Why does the minister continue to divide Canadians with this harmonization scheme? Why will he not unite Canadians by living up to the election promise to scrap, kill and abolish it? When will he do that?

Taxation
Oral Question Period

2:30 p.m.

Scarborough East
Ontario

Liberal

Doug Peters Secretary of State (International Financial Institutions)

Mr. Speaker, it is always nice to listen to the Reform Party.

We especially listened to it when it came out with its minority report from the finance committee on the GST. It said harmonizing was the way to go. That is what we did, but here we have the Reform Party squabbling again.

Coast Guard
Oral Question Period

2:30 p.m.

Bloc

Yvan Bernier Gaspé, QC

Mr. Speaker, my question is for the Minister of Fisheries and Oceans.

On Saturday, Le Journal de Montréal released the content of a coast guard internal document entitled ``Fleet Merger'' and dealing with the cuts affecting the coast guard. Once again, the Minister of Fisheries and Oceans is displaying a blatant lack of judgment by cutting everywhere, except in his province of Newfoundland.

After favouring his province with the fee structure for commercial traffic, how can the minister justify that he is about to make drastic cuts of $25 million in all regions of Canada, except in his own province, where the cuts will only total $140,000?

Coast Guard
Oral Question Period

2:30 p.m.

Bonavista—Trinity—Conception
Newfoundland & Labrador

Liberal

Fred Mifflin Minister of Fisheries and Oceans

Mr. Speaker, my response to the hon. member in this instance in essence is the same as it was in the previous instance.

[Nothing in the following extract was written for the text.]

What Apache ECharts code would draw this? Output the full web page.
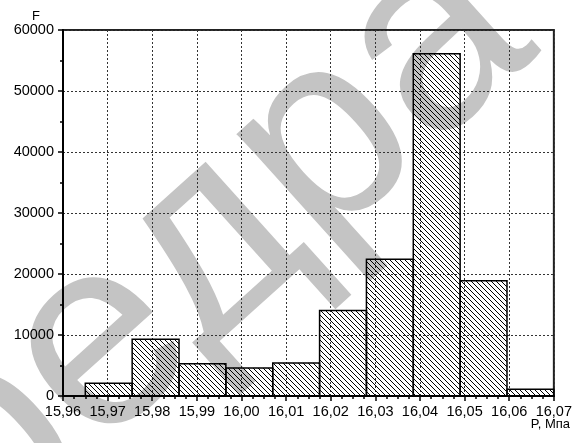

What is happening to the coast guard is the result of a number of studies that went back to 1962, 1975, 1990 and which ended in the mix of DFO and the coast guard. As part of this we are rationalizing this fleet of 162 ships, reducing it by over 30. The decisions have not been made. The discussions are still continuing.

I am not familiar with the document to which the hon. member refers, but I can assure him that in this instance, as in any other

instance with the government, there will be no favouritism. The decisions will be made with fairness and equity for all.